## GOAL
Only the lines from the line containing "Give me the matplotlib source for this chart." to the line containing "ax = fig.add_axes([24", with both of those lines, are to be repeated exactly. Leave the images out.

## PROVIDED DATA
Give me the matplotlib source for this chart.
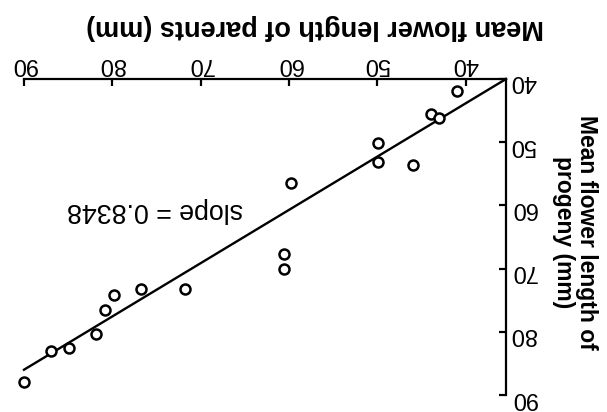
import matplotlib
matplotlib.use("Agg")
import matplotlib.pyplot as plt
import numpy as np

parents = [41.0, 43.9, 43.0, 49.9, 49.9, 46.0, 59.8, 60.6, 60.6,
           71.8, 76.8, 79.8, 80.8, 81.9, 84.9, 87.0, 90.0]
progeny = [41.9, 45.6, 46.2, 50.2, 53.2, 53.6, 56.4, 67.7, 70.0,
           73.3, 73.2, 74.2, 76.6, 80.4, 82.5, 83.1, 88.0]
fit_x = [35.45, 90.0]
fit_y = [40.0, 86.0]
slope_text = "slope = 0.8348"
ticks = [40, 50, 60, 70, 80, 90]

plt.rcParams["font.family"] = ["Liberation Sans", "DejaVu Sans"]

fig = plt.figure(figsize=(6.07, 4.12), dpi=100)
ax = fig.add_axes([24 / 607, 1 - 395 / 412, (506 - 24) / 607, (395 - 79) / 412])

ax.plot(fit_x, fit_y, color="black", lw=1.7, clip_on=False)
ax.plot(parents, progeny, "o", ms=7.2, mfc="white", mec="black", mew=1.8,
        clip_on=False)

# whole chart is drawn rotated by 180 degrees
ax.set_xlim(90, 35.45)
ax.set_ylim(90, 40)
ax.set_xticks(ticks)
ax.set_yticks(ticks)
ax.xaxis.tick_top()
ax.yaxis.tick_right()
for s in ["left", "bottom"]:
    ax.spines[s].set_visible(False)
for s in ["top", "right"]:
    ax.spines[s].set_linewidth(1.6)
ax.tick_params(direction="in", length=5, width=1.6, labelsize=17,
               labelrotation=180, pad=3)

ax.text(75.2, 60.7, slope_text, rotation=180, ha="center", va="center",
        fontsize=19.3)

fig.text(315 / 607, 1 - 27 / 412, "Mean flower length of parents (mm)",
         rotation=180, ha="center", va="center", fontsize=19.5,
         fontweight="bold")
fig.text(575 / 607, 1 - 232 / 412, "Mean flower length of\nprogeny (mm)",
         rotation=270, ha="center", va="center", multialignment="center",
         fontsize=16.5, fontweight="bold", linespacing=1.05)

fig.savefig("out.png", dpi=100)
---
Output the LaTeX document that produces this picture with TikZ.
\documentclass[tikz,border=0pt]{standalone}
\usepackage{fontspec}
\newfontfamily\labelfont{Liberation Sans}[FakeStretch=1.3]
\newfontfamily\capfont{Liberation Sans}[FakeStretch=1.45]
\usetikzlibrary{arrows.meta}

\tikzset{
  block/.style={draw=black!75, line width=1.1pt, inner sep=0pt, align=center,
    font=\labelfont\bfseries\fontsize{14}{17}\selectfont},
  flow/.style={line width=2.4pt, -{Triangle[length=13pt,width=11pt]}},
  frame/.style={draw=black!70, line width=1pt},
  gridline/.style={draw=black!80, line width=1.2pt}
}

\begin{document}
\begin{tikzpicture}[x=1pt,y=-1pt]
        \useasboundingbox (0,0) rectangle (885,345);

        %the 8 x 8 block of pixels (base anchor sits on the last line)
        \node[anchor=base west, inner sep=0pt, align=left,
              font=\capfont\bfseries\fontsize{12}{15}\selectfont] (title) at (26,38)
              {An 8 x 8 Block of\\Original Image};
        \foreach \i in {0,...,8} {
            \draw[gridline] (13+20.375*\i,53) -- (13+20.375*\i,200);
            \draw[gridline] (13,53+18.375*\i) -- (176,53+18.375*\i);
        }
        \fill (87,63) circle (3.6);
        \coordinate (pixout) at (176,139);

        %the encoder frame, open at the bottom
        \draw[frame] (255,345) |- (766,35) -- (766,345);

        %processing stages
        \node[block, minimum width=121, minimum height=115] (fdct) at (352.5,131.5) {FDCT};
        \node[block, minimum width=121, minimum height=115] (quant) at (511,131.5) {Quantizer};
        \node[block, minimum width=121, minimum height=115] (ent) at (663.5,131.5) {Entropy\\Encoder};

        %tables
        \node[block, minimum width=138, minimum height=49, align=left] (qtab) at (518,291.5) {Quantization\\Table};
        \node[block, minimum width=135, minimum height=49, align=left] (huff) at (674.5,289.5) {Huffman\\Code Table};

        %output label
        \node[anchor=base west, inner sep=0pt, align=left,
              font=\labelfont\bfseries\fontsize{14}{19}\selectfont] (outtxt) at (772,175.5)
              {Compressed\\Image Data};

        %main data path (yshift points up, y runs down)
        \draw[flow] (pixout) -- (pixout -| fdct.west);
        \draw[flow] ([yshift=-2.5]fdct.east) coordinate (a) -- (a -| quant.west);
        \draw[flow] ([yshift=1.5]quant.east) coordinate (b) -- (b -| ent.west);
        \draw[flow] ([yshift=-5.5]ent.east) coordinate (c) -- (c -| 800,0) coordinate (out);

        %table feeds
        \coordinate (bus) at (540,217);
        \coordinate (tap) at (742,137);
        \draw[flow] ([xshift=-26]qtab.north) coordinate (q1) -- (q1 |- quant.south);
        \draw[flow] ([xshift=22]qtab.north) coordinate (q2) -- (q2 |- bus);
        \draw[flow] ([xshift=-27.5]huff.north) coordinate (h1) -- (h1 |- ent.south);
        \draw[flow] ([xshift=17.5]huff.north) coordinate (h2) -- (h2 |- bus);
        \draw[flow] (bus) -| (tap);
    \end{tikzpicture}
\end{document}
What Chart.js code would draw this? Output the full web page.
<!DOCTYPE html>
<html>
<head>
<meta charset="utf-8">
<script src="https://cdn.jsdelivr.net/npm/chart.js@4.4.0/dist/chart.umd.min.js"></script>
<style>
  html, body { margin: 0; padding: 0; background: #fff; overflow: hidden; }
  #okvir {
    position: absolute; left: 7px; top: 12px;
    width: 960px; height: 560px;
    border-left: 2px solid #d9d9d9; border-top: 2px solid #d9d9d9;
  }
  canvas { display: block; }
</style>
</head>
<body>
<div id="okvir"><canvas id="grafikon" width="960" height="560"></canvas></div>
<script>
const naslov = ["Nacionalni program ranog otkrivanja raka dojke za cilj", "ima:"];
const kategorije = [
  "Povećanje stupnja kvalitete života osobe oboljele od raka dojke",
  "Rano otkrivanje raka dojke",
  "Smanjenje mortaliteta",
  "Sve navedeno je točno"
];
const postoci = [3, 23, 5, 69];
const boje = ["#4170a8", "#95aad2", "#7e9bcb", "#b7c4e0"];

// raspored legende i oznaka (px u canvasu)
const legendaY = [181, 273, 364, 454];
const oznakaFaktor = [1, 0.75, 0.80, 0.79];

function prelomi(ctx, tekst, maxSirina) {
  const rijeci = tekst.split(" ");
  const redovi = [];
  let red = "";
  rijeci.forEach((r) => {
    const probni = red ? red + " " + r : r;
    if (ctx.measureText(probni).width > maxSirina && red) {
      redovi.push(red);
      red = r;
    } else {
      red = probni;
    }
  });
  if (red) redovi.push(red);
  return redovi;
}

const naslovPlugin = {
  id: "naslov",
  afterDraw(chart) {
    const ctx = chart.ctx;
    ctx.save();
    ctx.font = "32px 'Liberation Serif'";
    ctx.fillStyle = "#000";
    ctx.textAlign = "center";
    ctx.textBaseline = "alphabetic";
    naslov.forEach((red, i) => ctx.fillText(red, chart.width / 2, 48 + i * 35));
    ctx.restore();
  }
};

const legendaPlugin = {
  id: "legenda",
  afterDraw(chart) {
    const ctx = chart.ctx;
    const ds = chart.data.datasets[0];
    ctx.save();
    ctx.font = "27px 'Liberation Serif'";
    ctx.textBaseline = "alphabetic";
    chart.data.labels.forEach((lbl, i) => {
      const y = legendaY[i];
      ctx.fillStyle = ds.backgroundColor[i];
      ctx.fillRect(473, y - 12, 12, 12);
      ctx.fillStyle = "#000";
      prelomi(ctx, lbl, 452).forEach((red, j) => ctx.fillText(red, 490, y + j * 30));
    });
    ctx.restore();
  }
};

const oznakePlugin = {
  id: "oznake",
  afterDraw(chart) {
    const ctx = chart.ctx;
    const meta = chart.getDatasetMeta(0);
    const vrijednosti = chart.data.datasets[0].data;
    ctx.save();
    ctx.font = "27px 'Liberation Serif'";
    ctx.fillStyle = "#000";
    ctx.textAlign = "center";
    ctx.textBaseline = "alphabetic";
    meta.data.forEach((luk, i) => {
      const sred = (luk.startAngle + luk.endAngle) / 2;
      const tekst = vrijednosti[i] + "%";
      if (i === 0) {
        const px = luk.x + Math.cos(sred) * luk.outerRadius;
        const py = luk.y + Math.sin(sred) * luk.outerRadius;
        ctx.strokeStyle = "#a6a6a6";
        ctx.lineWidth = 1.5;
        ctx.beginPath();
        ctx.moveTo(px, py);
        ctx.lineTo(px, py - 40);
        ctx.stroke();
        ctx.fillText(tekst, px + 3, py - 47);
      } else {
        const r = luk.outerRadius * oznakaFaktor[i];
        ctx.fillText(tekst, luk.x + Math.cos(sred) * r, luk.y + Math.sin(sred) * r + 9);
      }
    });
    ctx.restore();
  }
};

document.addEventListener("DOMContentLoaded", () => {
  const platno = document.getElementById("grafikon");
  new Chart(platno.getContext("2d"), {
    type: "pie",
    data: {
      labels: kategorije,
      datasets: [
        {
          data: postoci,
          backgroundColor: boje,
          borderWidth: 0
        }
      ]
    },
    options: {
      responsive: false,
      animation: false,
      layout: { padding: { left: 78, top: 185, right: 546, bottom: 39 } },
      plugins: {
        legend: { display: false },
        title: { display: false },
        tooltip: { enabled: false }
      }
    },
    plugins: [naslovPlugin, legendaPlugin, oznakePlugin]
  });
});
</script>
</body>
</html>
==
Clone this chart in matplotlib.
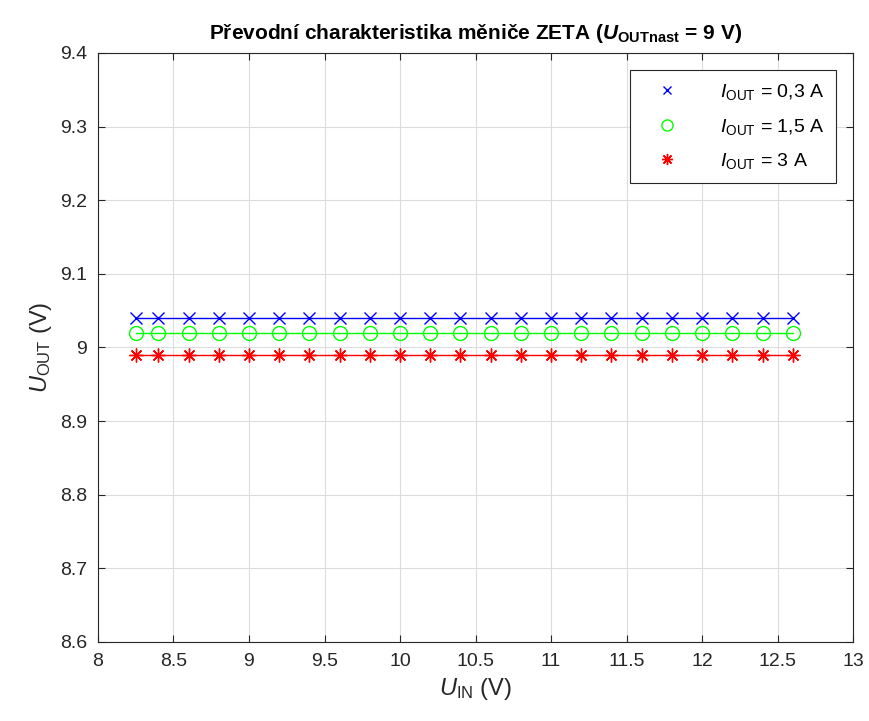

## TASK OUTPUT
Give me the matplotlib source for this chart.
import matplotlib
matplotlib.use("Agg")
import matplotlib.pyplot as plt
import numpy as np

parents = [41.0, 43.9, 43.0, 49.9, 49.9, 46.0, 59.8, 60.6, 60.6,
           71.8, 76.8, 79.8, 80.8, 81.9, 84.9, 87.0, 90.0]
progeny = [41.9, 45.6, 46.2, 50.2, 53.2, 53.6, 56.4, 67.7, 70.0,
           73.3, 73.2, 74.2, 76.6, 80.4, 82.5, 83.1, 88.0]
fit_x = [35.45, 90.0]
fit_y = [40.0, 86.0]
slope_text = "slope = 0.8348"
ticks = [40, 50, 60, 70, 80, 90]

plt.rcParams["font.family"] = ["Liberation Sans", "DejaVu Sans"]

fig = plt.figure(figsize=(6.07, 4.12), dpi=100)
ax = fig.add_axes([24 / 607, 1 - 395 / 412, (506 - 24) / 607, (395 - 79) / 412])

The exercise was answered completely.